Por que tanta incúria? Por que a polícia não agiu antes? Naqueles cinco dias, o sequetrador apareceu inímeras vezes à janela, podendo ser alvo de um atirador de elite. E com certeza ele precisava de tanto em tanto dormir, comer e até ir ao banheiro. Em suma, não faltaram ocasiões oportunas para a policia invadir. Mas nada aconteceu. Um boato não confirmado dá conta de que o governador Alkmin havia proibido terminantemente a polícia de matar o sequestrador, pois era época de eleição e não queria se prejudicar. A meu ver, a melhor explicação pode ser extraída deste comentário do coronel Eduardo Félix, então comandante do Batalhão de Choque da Polícia Militar:

"Nós poderíamos ter matado, ter dado o tiro, mas é um garoto de 22 anos de idade, sem antecedentes criminais e com uma crise amorosa. Se nós tivéssemos atingido o Lindemberg, fatalmente os senhores [jornalistas] estariam questionando o GATE sobre por que não negociaram mais"
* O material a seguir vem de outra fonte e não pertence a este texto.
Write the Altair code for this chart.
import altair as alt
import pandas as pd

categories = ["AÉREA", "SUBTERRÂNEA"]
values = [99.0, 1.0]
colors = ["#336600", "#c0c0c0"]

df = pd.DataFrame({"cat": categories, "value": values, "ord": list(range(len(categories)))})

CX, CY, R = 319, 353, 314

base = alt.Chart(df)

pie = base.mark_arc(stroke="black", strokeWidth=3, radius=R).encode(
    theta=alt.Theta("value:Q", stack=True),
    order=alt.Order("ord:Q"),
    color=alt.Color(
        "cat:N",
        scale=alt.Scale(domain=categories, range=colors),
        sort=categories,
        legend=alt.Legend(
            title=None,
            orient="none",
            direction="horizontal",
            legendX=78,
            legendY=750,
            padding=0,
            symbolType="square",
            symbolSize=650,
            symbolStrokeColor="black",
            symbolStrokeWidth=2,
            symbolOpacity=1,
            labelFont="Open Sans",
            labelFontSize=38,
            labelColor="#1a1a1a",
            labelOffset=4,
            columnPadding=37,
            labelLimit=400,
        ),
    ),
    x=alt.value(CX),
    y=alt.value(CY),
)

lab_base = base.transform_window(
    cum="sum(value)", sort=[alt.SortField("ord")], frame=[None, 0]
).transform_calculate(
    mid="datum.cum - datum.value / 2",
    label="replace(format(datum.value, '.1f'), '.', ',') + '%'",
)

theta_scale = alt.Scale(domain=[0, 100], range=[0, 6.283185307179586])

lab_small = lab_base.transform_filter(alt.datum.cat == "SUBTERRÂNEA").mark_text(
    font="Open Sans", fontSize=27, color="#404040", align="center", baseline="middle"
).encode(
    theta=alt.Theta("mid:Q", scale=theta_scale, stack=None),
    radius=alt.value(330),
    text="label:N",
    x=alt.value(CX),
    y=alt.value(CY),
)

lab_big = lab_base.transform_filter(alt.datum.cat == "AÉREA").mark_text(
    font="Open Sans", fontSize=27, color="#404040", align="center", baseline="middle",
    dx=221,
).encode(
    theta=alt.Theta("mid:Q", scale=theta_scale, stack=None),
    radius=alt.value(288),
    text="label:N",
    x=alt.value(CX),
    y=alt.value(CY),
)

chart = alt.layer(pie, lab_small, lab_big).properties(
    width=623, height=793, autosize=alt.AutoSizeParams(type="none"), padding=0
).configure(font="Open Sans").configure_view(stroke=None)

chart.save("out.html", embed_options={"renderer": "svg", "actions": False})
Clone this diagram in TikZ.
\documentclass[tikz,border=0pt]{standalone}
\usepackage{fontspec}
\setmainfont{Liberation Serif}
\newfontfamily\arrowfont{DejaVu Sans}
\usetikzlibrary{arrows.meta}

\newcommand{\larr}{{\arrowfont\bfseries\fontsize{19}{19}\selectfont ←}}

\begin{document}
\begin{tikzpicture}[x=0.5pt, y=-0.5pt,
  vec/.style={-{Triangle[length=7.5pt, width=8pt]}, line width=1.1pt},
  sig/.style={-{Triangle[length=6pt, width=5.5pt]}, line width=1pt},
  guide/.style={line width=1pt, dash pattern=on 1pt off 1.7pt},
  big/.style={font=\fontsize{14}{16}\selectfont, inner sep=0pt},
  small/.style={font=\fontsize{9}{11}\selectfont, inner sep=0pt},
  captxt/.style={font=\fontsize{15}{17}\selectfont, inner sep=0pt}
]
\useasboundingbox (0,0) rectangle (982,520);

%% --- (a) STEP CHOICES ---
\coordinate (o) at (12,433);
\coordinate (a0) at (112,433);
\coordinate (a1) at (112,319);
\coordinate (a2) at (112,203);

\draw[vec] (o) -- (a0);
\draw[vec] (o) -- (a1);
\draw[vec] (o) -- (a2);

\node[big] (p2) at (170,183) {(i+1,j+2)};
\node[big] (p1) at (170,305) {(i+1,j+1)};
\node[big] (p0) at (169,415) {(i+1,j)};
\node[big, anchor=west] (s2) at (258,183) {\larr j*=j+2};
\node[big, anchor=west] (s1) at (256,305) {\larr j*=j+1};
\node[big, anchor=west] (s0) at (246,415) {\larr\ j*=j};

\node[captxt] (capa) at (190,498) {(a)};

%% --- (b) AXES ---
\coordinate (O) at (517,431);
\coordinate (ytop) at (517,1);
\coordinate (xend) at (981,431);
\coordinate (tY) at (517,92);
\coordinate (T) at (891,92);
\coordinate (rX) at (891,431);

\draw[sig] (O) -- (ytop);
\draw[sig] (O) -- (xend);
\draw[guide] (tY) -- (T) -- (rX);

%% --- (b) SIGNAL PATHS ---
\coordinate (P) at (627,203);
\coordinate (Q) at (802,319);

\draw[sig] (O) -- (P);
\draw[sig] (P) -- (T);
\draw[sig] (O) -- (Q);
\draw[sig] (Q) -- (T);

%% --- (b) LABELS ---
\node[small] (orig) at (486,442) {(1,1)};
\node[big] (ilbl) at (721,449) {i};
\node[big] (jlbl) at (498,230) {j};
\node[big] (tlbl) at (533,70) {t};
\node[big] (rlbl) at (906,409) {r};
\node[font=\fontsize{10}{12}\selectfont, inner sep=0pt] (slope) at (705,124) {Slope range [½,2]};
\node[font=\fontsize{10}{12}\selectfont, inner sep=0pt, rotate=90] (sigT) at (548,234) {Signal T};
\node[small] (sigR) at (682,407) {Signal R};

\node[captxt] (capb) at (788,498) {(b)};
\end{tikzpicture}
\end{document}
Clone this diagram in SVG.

 Uma leitura apressada passa a impressão de que o comentarista estaria imbuído de sólidos escrúpulos quanto aos direitos humanos do delinquente. Mas realmente preocupa-se com direitos humanos alguém que denomina "crise amorosa" o terror que o criminoso infligiu às vítimas?

O que se vê, de fato, é uma sólida empatia para com o criminoso, cujas atitudes são contempladas com compreensão, concomitante a um enorme desprezo pelo sofrimento da vítima. Não é a opinião isolada do coronel Eduardo Félix: coisa expressa com tanta convicção está por certo impressa na mente da população desde muitas gerações atrás, e trata-se de uma espécie de doença mental coletiva que eu denomino bandidolatria. Que ninguém ache estranho: não é este o pais onde o cangaceiro Lampião é considerado herói popular? A bandidolatria é basicamente a empatia para com o delinquente, cujos atos são justificados por alguma lógica. Sua causa mais primal é um sentimento de falta de autoridade moral para condenar o criminoso, que assim pode fazer sua própria justiça. Sua consequência última é a alta criminalidade consoante à extrema brandura da legislação penal. Difícil é condenar o delinquente. Facílimo é libertá-lo por meio de incontáveis benefícios para se relaxar a prisão.

O Linha Direta promete abordar o caso Letícia Tanzi, ainda mais emblemático da fraqueza da legislação penal brasileira. Não tenho estômago para falar dele aqui no momento. Quem quiser, procure no Google.